Barcelona (ACN).- The Catalan Government earned €309.6 million on Friday by privatising the public companies Tabasa and Túnels del Cadí, which exploit highways accessing Barcelona and the Pyrenees. This operation had been included in the Catalan Executive’s budget approved last spring with the objective of reducing the 2012 deficit and meeting the imposed 1.5% deficit target. On the 5th of December, the Catalan Executive allocated the public tender to privatise Tabasa and Túnels del Cadí to the joint venture formed by Invicat (owned by Abertis) and the Brazilian investment bank BTG Pactual. On Friday, the deal was completed and the Catalan Government cashed in €309.6 million, representing 72% of the total of the €430 million operation. The remaining amount will be paid at the end of the concession period, which will last for the next 25 years. The operation includes the tolls at the Vallvidrera highway tunnels accessing Barcelona and those at the Cadí tunnel, in the Cerdanya County, in the Pyrenees. The Catalan Government will continue to own the infrastructures but it will transfer the management and exploitation during this time to the private company. This means that the two public companies will effectively disappear, reducing the number of public companies depending on the Catalan Executive. Also, on Thursday, the Catalan Government and Acciona signed the agreement for the privatisation of the water supply company ATLL, which meant an immediate gain of €300 million in 2012 and a gradual revenue of €700 million divided up over the next 50 years (with annual inflation updates). With these two operations, the Catalan Government earned €609.6 million in 2012, representing around 0.3% of Catalonia’s GDP.
The Catalan Government’s Finance Ministry announced via a press release on Friday that the operation to privatise Tabasa and Túnels del Cadí has been completed, resulting in the immediate gain of €309.6 million. The joint venture formed by Invicat (Infraestructures Viàries de Catalunya, owned by the Catalan multinational Abertis) and the Brazilian investment bank has already transferred 72% of the total amount of the operation. The initial amount was supposed to be 70% of the total amount but following negotiations it was raised to 72% with the condition of paying the remaining 28% at the end of the 25-year concession period. Furthermore, the agreement now includes a 6% annual interest rate to be paid by the private company each year over the entire period. The joint venture will now be in charge of maintaining the road infrastructures and in exchange it will run the highway tolls, which are some of the most expensive ones in Catalonia.
According to the press release, this privatisation “is an example of cooperation between the public and the private sector”, as the Catalan Government has given away the exploitation rights for 25 years but will still own the infrastructure, and therefore they will continue to be publicly-owned highways.

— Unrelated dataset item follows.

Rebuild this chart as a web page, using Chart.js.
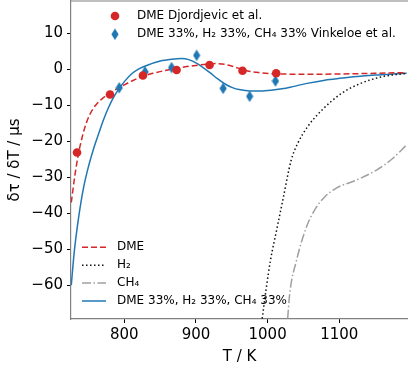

Besides, the two public companies in charge of running each of the two highways will be dissolved, which will contribute to the reduction in the number of bodies depending on the Catalan Executive.
Earning another €300 million from Acciona for the privatisation of ATLL
Apart from Tabasa and Túnels del Cadí, a few weeks ago the Catalan Government also allocated the privatisation of Aigües Ter-Llobregat (ATLL), the publicly-owned company supplying water to Greater Barcelona, an area of almost 5 million people. As announced in early November, the public tender was allocated to the joint venture led by Acciona. The definitive agreement was signed yesterday and the private company transferred the foreseen €300 million, representing 30% of the total of the €1 billion operation. The remaining €700 million will be gradually paid each year over the 50-year concession, with inflation updates. With these two deals being completed on Thursday and Friday, the Catalan Government earned €609.6 million in 2012, which represents around 0.3% of Catalonia’s GDP. This amount will be extremely appreciated to help with meeting the deficit target imposed by the Spanish Government for the current year, which represents 1.5% of the Catalan GDP.